One of the most frequent questions entrepreneurs ask me is how does their business compare to others? Benchmarking is a great tool, if you can get access to representative data. Pacific Crest and David Skok have released a fantastic survey benchmarking SaaS metrics for early and growth stage companies. The entire report is well worth reading. Below is my list of the six most important benchmarks and observations from that report.
Inside Sales Driven Companies Grow Fastest Inside sales driven distribution companies grow about 40% faster than companies using field sales, web sales or channel, or about 37% revenue growth per year.
Price the Product Between $1k to $25k Annually to Optimize Growth Companies with contract sizes of $1k to $25k grow the fastest, about 26% faster or 35% y/y. I suspect there are two reasons to support this pattern. First, purchases under $25k tend to require fewer approvals which decreases sales cycle. Second, these accounts can be closed by inside sales reps which are far less expensive than field sales. On the same sales investment, a startup may be able to hire three or four inside sales reps for each field sales rep.
Cost of Customer Acquisition is About 11 Months' of Revenue The median startup spends about 92% of first year average contract value on the sale, implying an 11 month payback period on the CAC. An additional months' revenue is required to upsell a customer and about the same is required to close a renewal.

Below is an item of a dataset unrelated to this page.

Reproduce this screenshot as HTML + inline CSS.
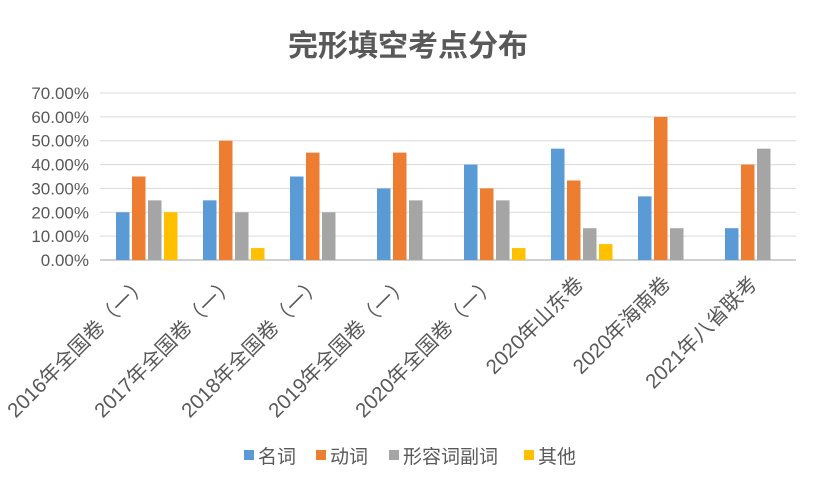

Upsells are a Secret to Growing the Business Twice as Fast The top 50% of growers generate more upsell business than their slower growing competitors. The difference in growth rates becomes more pronounced as the business scales into the $15M+ in annual revenue range where upselling companies grow more than twice as fast. In the early days of the business, net new account growth is a priority for most businesses but the growth rate data and CAC data indicate that upselling existing customers is an important and underemphasized key to growth.
Sales commission as % of ACV 9% I’ve written about When to Hire Your First Sales Person and what a hypothetical compensation plan for sales people might look like. There I assumed the typical ACV/compensation ratio was about 4:1 but in practice that number is closer to 10:1.
Median Monthly Revenue Churn is 0.75% Churn rates vary dramatically by product category and customer. SMBs churn with greater frequency than enterprises and marketing software has an intrinsically greater churn rate than accounting software, so the median may be misleading for particular categories. This means each year, the median business loses about 10% of its revenue to churning customers.
Benchmarking is a great first order evaluation tool. It can answer the question of whether your startup is the ballpark of other companies. But it’s important to dig into the next step and understand where your startup’s variances exist from the median and why. It could be the sales compensation plan needs revision, or it could be that you’ve captured lightning in a bottle and invented a new sales model.